### Stated task:
Every line of the listing must be reproduced as it stands. Leave the images behind.

### Exercise data:

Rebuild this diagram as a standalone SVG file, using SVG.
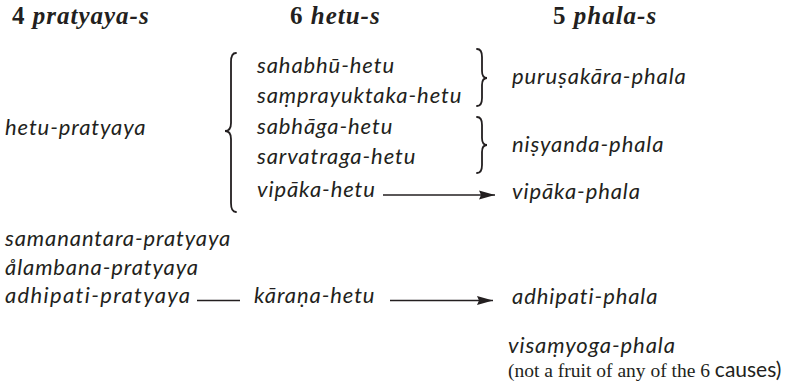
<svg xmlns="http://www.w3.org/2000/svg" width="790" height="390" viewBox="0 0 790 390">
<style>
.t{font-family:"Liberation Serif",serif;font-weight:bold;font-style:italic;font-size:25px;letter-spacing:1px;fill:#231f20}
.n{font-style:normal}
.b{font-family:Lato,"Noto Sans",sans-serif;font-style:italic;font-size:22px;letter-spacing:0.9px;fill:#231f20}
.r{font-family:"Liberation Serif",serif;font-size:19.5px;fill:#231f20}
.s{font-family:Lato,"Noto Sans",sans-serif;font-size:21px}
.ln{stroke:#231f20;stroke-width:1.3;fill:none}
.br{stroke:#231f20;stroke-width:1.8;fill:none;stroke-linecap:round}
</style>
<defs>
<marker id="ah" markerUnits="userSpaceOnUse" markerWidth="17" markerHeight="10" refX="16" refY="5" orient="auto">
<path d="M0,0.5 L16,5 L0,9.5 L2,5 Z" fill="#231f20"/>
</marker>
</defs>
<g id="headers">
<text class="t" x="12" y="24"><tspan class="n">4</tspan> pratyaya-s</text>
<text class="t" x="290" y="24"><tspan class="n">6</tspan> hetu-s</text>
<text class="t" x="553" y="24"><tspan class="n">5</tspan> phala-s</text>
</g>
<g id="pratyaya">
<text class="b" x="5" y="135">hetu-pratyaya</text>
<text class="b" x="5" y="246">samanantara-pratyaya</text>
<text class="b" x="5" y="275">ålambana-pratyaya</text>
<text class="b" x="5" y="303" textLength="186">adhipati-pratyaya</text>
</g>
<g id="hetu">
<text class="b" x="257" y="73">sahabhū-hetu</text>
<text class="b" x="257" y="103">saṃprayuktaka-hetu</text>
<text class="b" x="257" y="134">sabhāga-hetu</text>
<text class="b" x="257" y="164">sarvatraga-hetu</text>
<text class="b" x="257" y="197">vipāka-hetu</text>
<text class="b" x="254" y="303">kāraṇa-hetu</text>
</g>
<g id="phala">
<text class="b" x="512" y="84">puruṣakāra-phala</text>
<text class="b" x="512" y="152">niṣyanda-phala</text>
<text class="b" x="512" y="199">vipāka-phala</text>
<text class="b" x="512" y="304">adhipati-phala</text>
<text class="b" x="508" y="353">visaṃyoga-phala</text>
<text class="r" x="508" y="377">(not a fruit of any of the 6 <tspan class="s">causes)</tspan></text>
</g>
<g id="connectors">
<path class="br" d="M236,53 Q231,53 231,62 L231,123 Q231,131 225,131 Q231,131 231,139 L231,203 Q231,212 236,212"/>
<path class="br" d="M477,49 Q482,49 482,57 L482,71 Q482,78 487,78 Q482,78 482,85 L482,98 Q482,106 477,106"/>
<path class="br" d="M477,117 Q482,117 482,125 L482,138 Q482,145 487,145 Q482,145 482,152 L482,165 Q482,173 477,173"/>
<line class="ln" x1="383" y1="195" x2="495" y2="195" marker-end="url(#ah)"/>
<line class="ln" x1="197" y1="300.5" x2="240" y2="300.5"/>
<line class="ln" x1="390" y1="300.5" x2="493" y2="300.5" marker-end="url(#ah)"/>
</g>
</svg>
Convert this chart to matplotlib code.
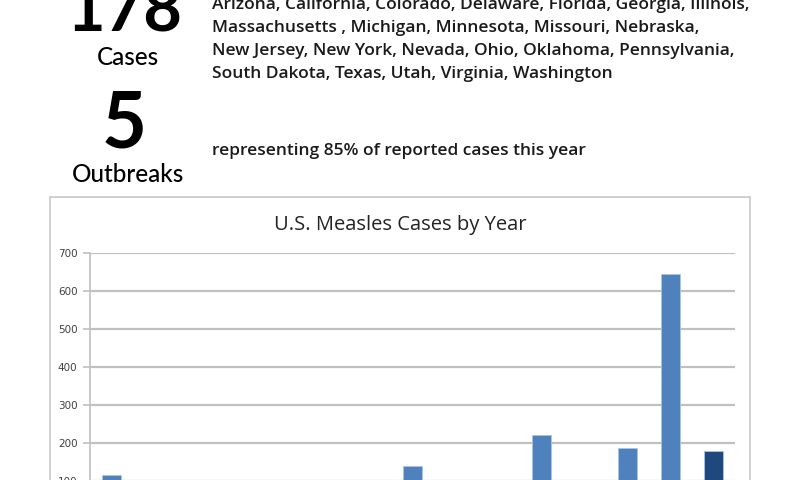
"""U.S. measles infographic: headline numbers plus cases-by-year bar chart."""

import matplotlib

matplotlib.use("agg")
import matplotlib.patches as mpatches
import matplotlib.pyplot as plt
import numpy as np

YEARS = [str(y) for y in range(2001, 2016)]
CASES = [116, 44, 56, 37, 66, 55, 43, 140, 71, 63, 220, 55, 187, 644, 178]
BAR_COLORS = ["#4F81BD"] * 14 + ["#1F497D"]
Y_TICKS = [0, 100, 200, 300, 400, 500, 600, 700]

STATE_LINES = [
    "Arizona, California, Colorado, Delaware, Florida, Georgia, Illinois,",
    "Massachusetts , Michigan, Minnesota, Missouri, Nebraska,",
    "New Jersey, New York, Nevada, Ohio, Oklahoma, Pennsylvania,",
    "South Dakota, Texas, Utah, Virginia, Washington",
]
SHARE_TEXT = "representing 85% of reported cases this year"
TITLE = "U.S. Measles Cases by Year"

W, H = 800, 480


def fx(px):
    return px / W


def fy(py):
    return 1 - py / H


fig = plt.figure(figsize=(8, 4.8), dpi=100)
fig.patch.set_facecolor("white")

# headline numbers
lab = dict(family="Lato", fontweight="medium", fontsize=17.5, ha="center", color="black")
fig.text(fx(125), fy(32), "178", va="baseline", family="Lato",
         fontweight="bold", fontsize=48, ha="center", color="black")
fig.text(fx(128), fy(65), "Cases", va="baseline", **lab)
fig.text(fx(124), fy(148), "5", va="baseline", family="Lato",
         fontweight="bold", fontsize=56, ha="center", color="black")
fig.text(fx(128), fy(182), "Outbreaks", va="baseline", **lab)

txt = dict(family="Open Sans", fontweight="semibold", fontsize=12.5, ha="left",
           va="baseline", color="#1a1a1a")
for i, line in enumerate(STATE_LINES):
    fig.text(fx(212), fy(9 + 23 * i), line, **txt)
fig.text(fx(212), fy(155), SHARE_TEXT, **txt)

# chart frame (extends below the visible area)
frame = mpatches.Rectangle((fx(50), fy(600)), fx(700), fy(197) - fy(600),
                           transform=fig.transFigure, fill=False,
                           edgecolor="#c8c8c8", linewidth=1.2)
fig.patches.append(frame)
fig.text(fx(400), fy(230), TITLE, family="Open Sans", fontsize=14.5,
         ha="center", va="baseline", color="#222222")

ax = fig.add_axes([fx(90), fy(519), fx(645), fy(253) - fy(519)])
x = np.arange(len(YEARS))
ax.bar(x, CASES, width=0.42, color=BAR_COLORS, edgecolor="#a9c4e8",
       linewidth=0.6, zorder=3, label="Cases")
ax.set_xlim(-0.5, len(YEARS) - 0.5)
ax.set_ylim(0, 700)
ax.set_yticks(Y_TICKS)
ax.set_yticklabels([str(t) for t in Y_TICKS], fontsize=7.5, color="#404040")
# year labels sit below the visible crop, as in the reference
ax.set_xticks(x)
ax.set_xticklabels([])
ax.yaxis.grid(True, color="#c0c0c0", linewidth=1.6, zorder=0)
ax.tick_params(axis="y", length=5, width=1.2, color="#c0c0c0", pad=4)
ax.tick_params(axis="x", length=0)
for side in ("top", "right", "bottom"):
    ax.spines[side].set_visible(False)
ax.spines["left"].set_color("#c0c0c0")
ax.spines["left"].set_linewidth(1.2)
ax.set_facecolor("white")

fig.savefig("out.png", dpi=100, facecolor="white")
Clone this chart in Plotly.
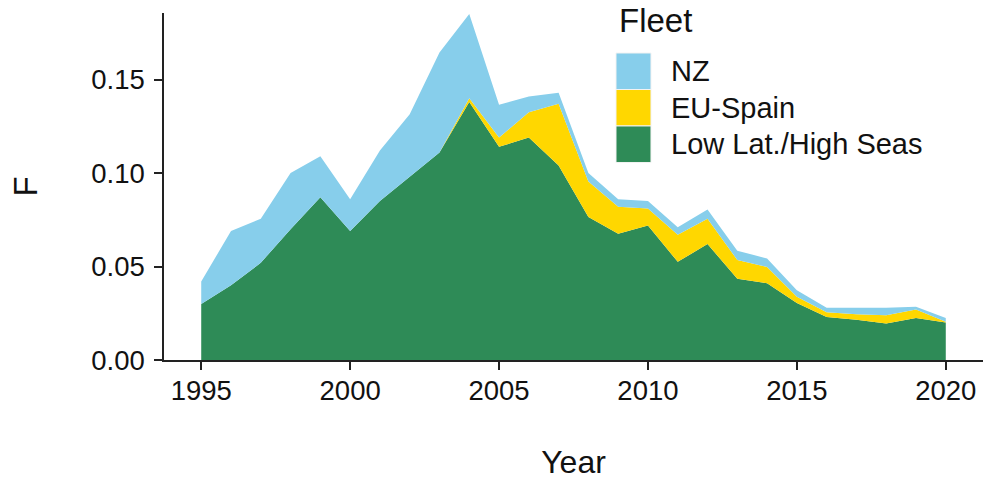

### Result:
Rebuild this diagram as a standalone SVG file, using SVG.
<svg xmlns="http://www.w3.org/2000/svg" width="790" height="390" viewBox="0 0 790 390">
<style>
.t{font-family:"Liberation Serif",serif;font-weight:bold;font-style:italic;font-size:25px;letter-spacing:1px;fill:#231f20}
.n{font-style:normal}
.b{font-family:Lato,"Noto Sans",sans-serif;font-style:italic;font-size:22px;letter-spacing:0.9px;fill:#231f20}
.r{font-family:"Liberation Serif",serif;font-size:19.5px;fill:#231f20}
.s{font-family:Lato,"Noto Sans",sans-serif;font-size:21px}
.ln{stroke:#231f20;stroke-width:1.3;fill:none}
.br{stroke:#231f20;stroke-width:1.8;fill:none;stroke-linecap:round}
</style>
<defs>
<marker id="ah" markerUnits="userSpaceOnUse" markerWidth="17" markerHeight="10" refX="16" refY="5" orient="auto">
<path d="M0,0.5 L16,5 L0,9.5 L2,5 Z" fill="#231f20"/>
</marker>
</defs>
<g id="headers">
<text class="t" x="12" y="24"><tspan class="n">4</tspan> pratyaya-s</text>
<text class="t" x="290" y="24"><tspan class="n">6</tspan> hetu-s</text>
<text class="t" x="553" y="24"><tspan class="n">5</tspan> phala-s</text>
</g>
<g id="pratyaya">
<text class="b" x="5" y="135">hetu-pratyaya</text>
<text class="b" x="5" y="246">samanantara-pratyaya</text>
<text class="b" x="5" y="275">ålambana-pratyaya</text>
<text class="b" x="5" y="303" textLength="186">adhipati-pratyaya</text>
</g>
<g id="hetu">
<text class="b" x="257" y="73">sahabhū-hetu</text>
<text class="b" x="257" y="103">saṃprayuktaka-hetu</text>
<text class="b" x="257" y="134">sabhāga-hetu</text>
<text class="b" x="257" y="164">sarvatraga-hetu</text>
<text class="b" x="257" y="197">vipāka-hetu</text>
<text class="b" x="254" y="303">kāraṇa-hetu</text>
</g>
<g id="phala">
<text class="b" x="512" y="84">puruṣakāra-phala</text>
<text class="b" x="512" y="152">niṣyanda-phala</text>
<text class="b" x="512" y="199">vipāka-phala</text>
<text class="b" x="512" y="304">adhipati-phala</text>
<text class="b" x="508" y="353">visaṃyoga-phala</text>
<text class="r" x="508" y="377">(not a fruit of any of the 6 <tspan class="s">causes)</tspan></text>
</g>
<g id="connectors">
<path class="br" d="M236,53 Q231,53 231,62 L231,123 Q231,131 225,131 Q231,131 231,139 L231,203 Q231,212 236,212"/>
<path class="br" d="M477,49 Q482,49 482,57 L482,71 Q482,78 487,78 Q482,78 482,85 L482,98 Q482,106 477,106"/>
<path class="br" d="M477,117 Q482,117 482,125 L482,138 Q482,145 487,145 Q482,145 482,152 L482,165 Q482,173 477,173"/>
<line class="ln" x1="383" y1="195" x2="495" y2="195" marker-end="url(#ah)"/>
<line class="ln" x1="197" y1="300.5" x2="240" y2="300.5"/>
<line class="ln" x1="390" y1="300.5" x2="493" y2="300.5" marker-end="url(#ah)"/>
</g>
</svg>
Convert this chart to matplotlib code.
"""U.S. measles infographic: headline numbers plus cases-by-year bar chart."""

import matplotlib

matplotlib.use("agg")
import matplotlib.patches as mpatches
import matplotlib.pyplot as plt
import numpy as np

YEARS = [str(y) for y in range(2001, 2016)]
CASES = [116, 44, 56, 37, 66, 55, 43, 140, 71, 63, 220, 55, 187, 644, 178]
BAR_COLORS = ["#4F81BD"] * 14 + ["#1F497D"]
Y_TICKS = [0, 100, 200, 300, 400, 500, 600, 700]

STATE_LINES = [
    "Arizona, California, Colorado, Delaware, Florida, Georgia, Illinois,",
    "Massachusetts , Michigan, Minnesota, Missouri, Nebraska,",
    "New Jersey, New York, Nevada, Ohio, Oklahoma, Pennsylvania,",
    "South Dakota, Texas, Utah, Virginia, Washington",
]
SHARE_TEXT = "representing 85% of reported cases this year"
TITLE = "U.S. Measles Cases by Year"

W, H = 800, 480


def fx(px):
    return px / W


def fy(py):
    return 1 - py / H


fig = plt.figure(figsize=(8, 4.8), dpi=100)
fig.patch.set_facecolor("white")

# headline numbers
lab = dict(family="Lato", fontweight="medium", fontsize=17.5, ha="center", color="black")
fig.text(fx(125), fy(32), "178", va="baseline", family="Lato",
         fontweight="bold", fontsize=48, ha="center", color="black")
fig.text(fx(128), fy(65), "Cases", va="baseline", **lab)
fig.text(fx(124), fy(148), "5", va="baseline", family="Lato",
         fontweight="bold", fontsize=56, ha="center", color="black")
fig.text(fx(128), fy(182), "Outbreaks", va="baseline", **lab)

txt = dict(family="Open Sans", fontweight="semibold", fontsize=12.5, ha="left",
           va="baseline", color="#1a1a1a")
for i, line in enumerate(STATE_LINES):
    fig.text(fx(212), fy(9 + 23 * i), line, **txt)
fig.text(fx(212), fy(155), SHARE_TEXT, **txt)

# chart frame (extends below the visible area)
frame = mpatches.Rectangle((fx(50), fy(600)), fx(700), fy(197) - fy(600),
                           transform=fig.transFigure, fill=False,
                           edgecolor="#c8c8c8", linewidth=1.2)
fig.patches.append(frame)
fig.text(fx(400), fy(230), TITLE, family="Open Sans", fontsize=14.5,
         ha="center", va="baseline", color="#222222")

ax = fig.add_axes([fx(90), fy(519), fx(645), fy(253) - fy(519)])
x = np.arange(len(YEARS))
ax.bar(x, CASES, width=0.42, color=BAR_COLORS, edgecolor="#a9c4e8",
       linewidth=0.6, zorder=3, label="Cases")
ax.set_xlim(-0.5, len(YEARS) - 0.5)
ax.set_ylim(0, 700)
ax.set_yticks(Y_TICKS)
ax.set_yticklabels([str(t) for t in Y_TICKS], fontsize=7.5, color="#404040")
# year labels sit below the visible crop, as in the reference
ax.set_xticks(x)
ax.set_xticklabels([])
ax.yaxis.grid(True, color="#c0c0c0", linewidth=1.6, zorder=0)
ax.tick_params(axis="y", length=5, width=1.2, color="#c0c0c0", pad=4)
ax.tick_params(axis="x", length=0)
for side in ("top", "right", "bottom"):
    ax.spines[side].set_visible(False)
ax.spines["left"].set_color("#c0c0c0")
ax.spines["left"].set_linewidth(1.2)
ax.set_facecolor("white")

fig.savefig("out.png", dpi=100, facecolor="white")
Clone this chart in Plotly.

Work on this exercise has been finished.